PHLEVEL of this puzzle is 8.  That is, 8 times the digraph ph appears, and that's not easy to make happen in a 15X15 grid. 

Crossing a Japanese noodle dish with an Indian river in Kansas is a recipe [sorry] for failure by solvers.  I for one heard of neither RAMEN nor NEOSHO but guessed N where they joined.  The odds against me were about ten to one --- so I was very lucky.  Of course, my never having heard of either entry says more about my nescience that it does about the general difficulty level of the two words.  Still I'm arrogant enough to suppose that I was in the majority here.  (Full disclosure:  I very seldom eat at Japanese restaurants, and I'm not much good at geography.)

The river was definitely obscure, but I don't think the noodle is at all.  It is sold in virtually every US grocery store and is a favorite among college students because it is dirt cheap and takes a minute to prepare. 

For some reason, I didn't get the "literally 8" clue until I read your post.  I didn't like that - you could say that the ph "count" of the puzzle is literally 8, but I don't see how the ph level of the puzzle is literally 8.  Level is not a synonym for count even, as far as I know, for any obscure definition.

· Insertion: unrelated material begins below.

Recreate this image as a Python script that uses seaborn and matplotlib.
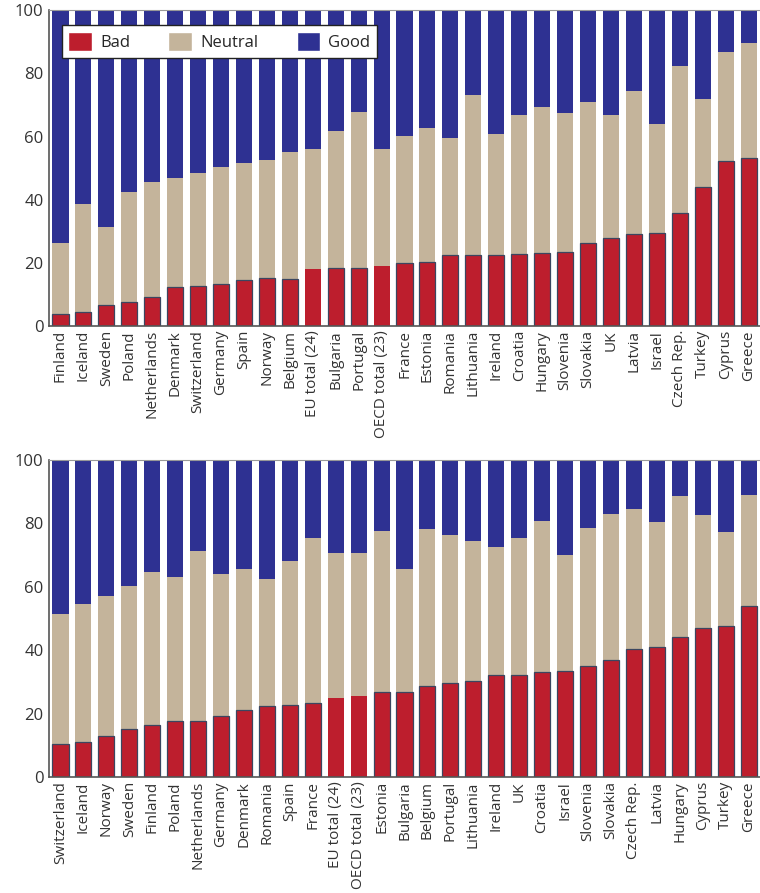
import numpy as np
import pandas as pd
import matplotlib
matplotlib.use("Agg")
import matplotlib.pyplot as plt
from matplotlib.patches import Patch
import seaborn as sns

# Top panel
top_countries = ["Finland", "Iceland", "Sweden", "Poland", "Netherlands", "Denmark",
                 "Switzerland", "Germany", "Spain", "Norway", "Belgium", "EU total (24)",
                 "Bulgaria", "Portugal", "OECD total (23)", "France", "Estonia", "Romania",
                 "Lithuania", "Ireland", "Croatia", "Hungary", "Slovenia", "Slovakia", "UK",
                 "Latvia", "Israel", "Czech Rep.", "Turkey", "Cyprus", "Greece"]
top_bad = [3.7, 4.3, 6.6, 7.5, 9.2, 12.3, 12.6, 13.2, 14.5, 15.1, 14.8, 17.9,
           18.5, 18.4, 18.9, 19.8, 20.1, 22.4, 22.4, 22.4, 22.7, 23.0, 23.3, 26.4, 28.0,
           29.0, 29.5, 35.7, 44.1, 52.4, 53.1]
top_neutral = [22.5, 34.2, 24.6, 34.8, 36.3, 34.7, 35.7, 37.0, 37.0, 37.6, 40.2, 38.0,
               43.4, 49.5, 37.3, 40.5, 42.5, 37.0, 50.9, 38.3, 44.0, 46.5, 44.3, 44.4, 38.7,
               45.3, 34.6, 46.8, 27.9, 34.5, 36.4]
top_good = [73.8, 61.5, 68.8, 57.7, 54.5, 53.0, 51.7, 49.8, 48.5, 47.3, 45.0, 44.1,
            38.1, 32.1, 43.8, 39.7, 37.4, 40.6, 26.7, 39.3, 33.3, 30.5, 32.4, 29.2, 33.3,
            25.7, 35.9, 17.5, 28.0, 13.1, 10.5]

# Bottom panel
bot_countries = ["Switzerland", "Iceland", "Norway", "Sweden", "Finland", "Poland",
                 "Netherlands", "Germany", "Denmark", "Romania", "Spain", "France",
                 "EU total (24)", "OECD total (23)", "Estonia", "Bulgaria", "Belgium",
                 "Portugal", "Lithuania", "Ireland", "UK", "Croatia", "Israel", "Slovenia",
                 "Slovakia", "Czech Rep.", "Latvia", "Hungary", "Cyprus", "Turkey", "Greece"]
bot_bad = [10.3, 11.0, 12.8, 15.1, 16.4, 17.6, 17.6, 19.2, 21.1, 22.3, 22.7, 23.2,
           24.9, 25.5, 26.8, 26.8, 28.8, 29.6, 30.3, 32.1, 32.3, 33.2, 33.4, 35.0,
           36.9, 40.4, 40.9, 44.1, 46.9, 47.7, 54.0]
bot_neutral = [41.2, 43.6, 44.4, 45.2, 48.4, 45.6, 53.8, 44.9, 44.6, 40.3, 45.5, 52.3,
               45.9, 45.3, 50.9, 38.9, 49.3, 46.6, 44.0, 40.3, 43.2, 47.7, 36.7, 43.7,
               46.2, 44.0, 39.4, 44.4, 35.9, 29.7, 35.1]
bot_good = [48.5, 45.4, 42.8, 39.7, 35.2, 36.8, 28.6, 35.9, 34.3, 37.4, 31.8, 24.5,
            29.2, 29.2, 22.3, 34.3, 21.9, 23.8, 25.7, 27.6, 24.5, 19.1, 29.9, 21.3,
            16.9, 15.6, 19.7, 11.5, 17.2, 22.6, 10.9]

RED = "#BD1E2D"
TAN = "#C4B49B"
BLUE = "#2E3192"

sns.set_style("white")
plt.rcParams["font.family"] = ["Open Sans", "DejaVu Sans"]

fig = plt.figure(figsize=(7.6, 8.93), dpi=100)
ax_top = fig.add_axes([0.0645, 0.635, 0.9355, 0.3535])
ax_bot = fig.add_axes([0.0645, 0.1299, 0.9355, 0.355])


def stacked(ax, countries, bad, neutral, good):
    df = pd.DataFrame({"country": countries, "bad": bad,
                       "neutral": neutral, "good": good})
    df["mid"] = df["bad"] + df["neutral"]
    df["top"] = df["mid"] + df["good"]
    sns.barplot(data=df, x="country", y="top", color=BLUE, width=0.7,
                saturation=1, linewidth=0, ax=ax)
    sns.barplot(data=df, x="country", y="mid", color=TAN, width=0.7,
                saturation=1, linewidth=0, ax=ax)
    sns.barplot(data=df, x="country", y="bad", color=RED, width=0.7,
                saturation=1, linewidth=0.9, edgecolor="#3b4660", ax=ax)
    # totals are drawn without the dark outline
    for patch, name in zip(ax.containers[-1], countries):
        if "total" in name:
            patch.set_edgecolor("none")

    ax.set_xlim(-0.5, len(countries) - 0.5)
    ax.set_ylim(0, 100)
    ax.set_yticks([0, 20, 40, 60, 80, 100])
    ax.set_xlabel("")
    ax.set_ylabel("")
    ax.tick_params(axis="x", labelrotation=90, labelsize=11, length=0, pad=3,
                   colors="#333333")
    ax.tick_params(axis="y", labelsize=12, length=0, pad=4, colors="#333333")
    for lbl in ax.get_xticklabels():
        lbl.set_va("top")
    ax.spines["left"].set_color("#555555")
    ax.spines["bottom"].set_color("#555555")
    ax.spines["left"].set_linewidth(1.2)
    ax.spines["bottom"].set_linewidth(1.2)
    ax.spines["top"].set_color("#999999")
    ax.spines["right"].set_visible(False)


stacked(ax_top, top_countries, top_bad, top_neutral, top_good)
stacked(ax_bot, bot_countries, bot_bad, bot_neutral, bot_good)

handles = [Patch(facecolor=RED), Patch(facecolor=TAN), Patch(facecolor=BLUE)]
leg = ax_top.legend(handles, ["Bad", "Neutral", "Good"], ncol=3,
                    loc="upper left", bbox_to_anchor=(0.018, 0.953),
                    borderaxespad=0, fontsize=12, handlelength=1.4, handleheight=1.4,
                    columnspacing=2.3, handletextpad=0.5, borderpad=0.4,
                    frameon=True, fancybox=False, framealpha=1, edgecolor="#222222")
leg.get_frame().set_linewidth(1.0)

fig.savefig("out.png", dpi=100)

One of the merits of the puzzle, IMO, was that the second ph in each word was followed by a different letter.  I thought there would be a lot of phy endings, once I got the theme, but there was nice variety.

Granted, "count" and "level" are not literaaly the same, but I think by using the word "count," you set up a needless problem.

Ph level is a term used in measuring the amount or quantity of acid contained in something.  Dan found terms which contained 8 ph letter combinations and used the expression "ph level" to indicate the quantity of the digraphs found in the expressions.  In this sense, level and quantity are the same.


Well, I still disagree.  In fact, the level is a quantity, but it is a quantity on a logarithmic scale.  So there's really nothing "level 8" ish about the puzzle, and it made it more confusing for me - someone who knows something about pH levels. 

In sadder news, apparently Dan Naddor passed away yesterday.